**Data**

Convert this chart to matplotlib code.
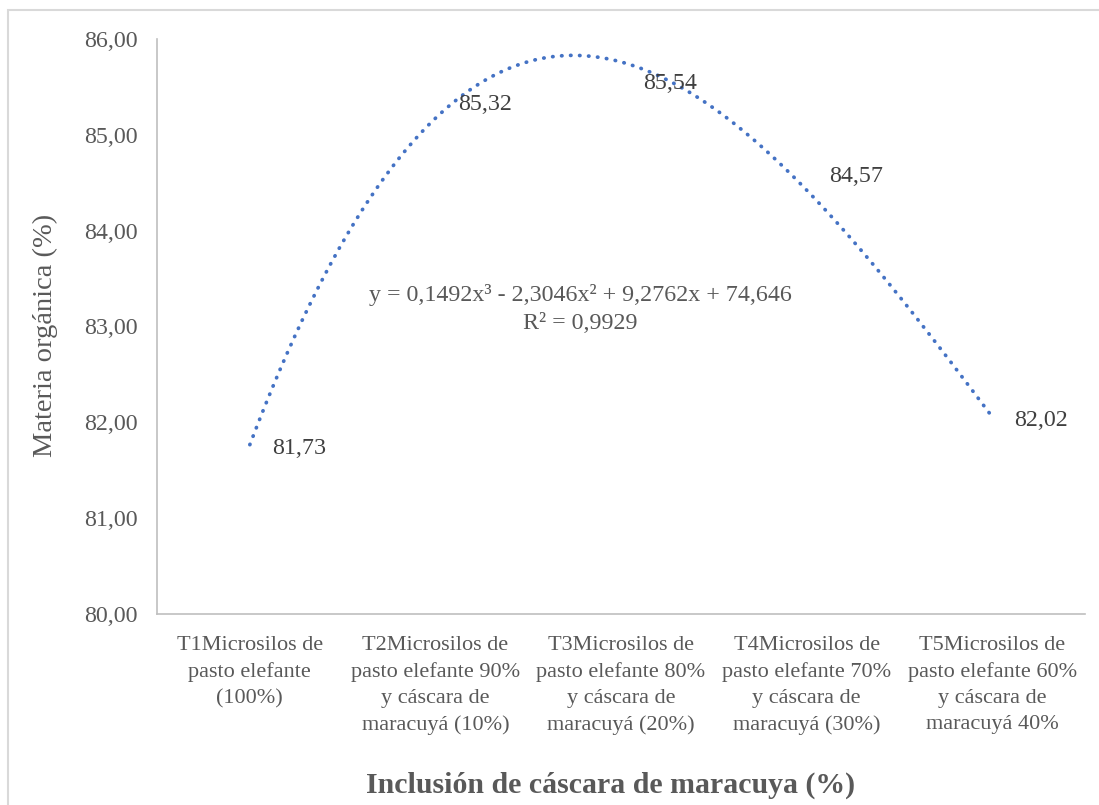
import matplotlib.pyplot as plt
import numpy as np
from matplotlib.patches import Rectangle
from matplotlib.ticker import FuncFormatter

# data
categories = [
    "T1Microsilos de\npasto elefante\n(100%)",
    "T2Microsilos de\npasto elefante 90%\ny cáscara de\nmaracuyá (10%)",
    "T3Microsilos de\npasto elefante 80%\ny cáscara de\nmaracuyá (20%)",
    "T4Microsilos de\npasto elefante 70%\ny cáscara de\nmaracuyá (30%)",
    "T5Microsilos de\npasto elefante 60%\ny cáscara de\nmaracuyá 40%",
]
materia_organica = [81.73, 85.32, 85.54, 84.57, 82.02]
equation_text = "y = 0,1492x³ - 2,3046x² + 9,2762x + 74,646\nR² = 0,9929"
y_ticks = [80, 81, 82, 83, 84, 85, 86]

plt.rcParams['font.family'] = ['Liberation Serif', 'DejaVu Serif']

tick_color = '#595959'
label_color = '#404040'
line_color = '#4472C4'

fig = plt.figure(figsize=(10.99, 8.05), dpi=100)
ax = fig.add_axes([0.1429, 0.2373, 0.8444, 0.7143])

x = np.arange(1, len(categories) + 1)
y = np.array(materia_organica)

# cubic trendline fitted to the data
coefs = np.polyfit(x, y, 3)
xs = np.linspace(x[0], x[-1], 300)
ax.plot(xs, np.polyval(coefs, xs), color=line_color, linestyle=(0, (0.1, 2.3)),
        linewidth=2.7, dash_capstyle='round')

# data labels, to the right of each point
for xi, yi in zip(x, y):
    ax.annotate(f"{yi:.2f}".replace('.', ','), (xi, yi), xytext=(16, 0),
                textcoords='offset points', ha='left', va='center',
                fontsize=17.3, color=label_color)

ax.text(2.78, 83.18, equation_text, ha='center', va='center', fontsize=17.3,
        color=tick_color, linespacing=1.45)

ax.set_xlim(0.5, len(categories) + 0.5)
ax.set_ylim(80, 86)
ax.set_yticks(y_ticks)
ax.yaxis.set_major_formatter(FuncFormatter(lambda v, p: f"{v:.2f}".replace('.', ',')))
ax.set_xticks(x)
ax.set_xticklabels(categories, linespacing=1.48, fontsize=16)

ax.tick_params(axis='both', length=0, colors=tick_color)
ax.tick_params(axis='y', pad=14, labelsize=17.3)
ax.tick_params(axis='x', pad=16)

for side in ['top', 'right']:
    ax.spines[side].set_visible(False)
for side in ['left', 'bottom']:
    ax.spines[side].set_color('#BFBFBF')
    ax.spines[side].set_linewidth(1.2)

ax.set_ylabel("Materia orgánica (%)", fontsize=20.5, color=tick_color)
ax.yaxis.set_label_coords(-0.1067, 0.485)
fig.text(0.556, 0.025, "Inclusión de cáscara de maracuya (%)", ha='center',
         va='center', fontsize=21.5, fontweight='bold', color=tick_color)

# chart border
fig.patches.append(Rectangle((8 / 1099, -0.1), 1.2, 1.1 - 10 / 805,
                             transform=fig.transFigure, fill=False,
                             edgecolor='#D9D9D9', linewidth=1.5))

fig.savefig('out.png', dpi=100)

**Written task**
Copy out each line that contains the word "matplotlib".

**Correct answer**
Convert this chart to matplotlib code.
import matplotlib.pyplot as plt
from matplotlib.patches import Rectangle
from matplotlib.ticker import FuncFormatter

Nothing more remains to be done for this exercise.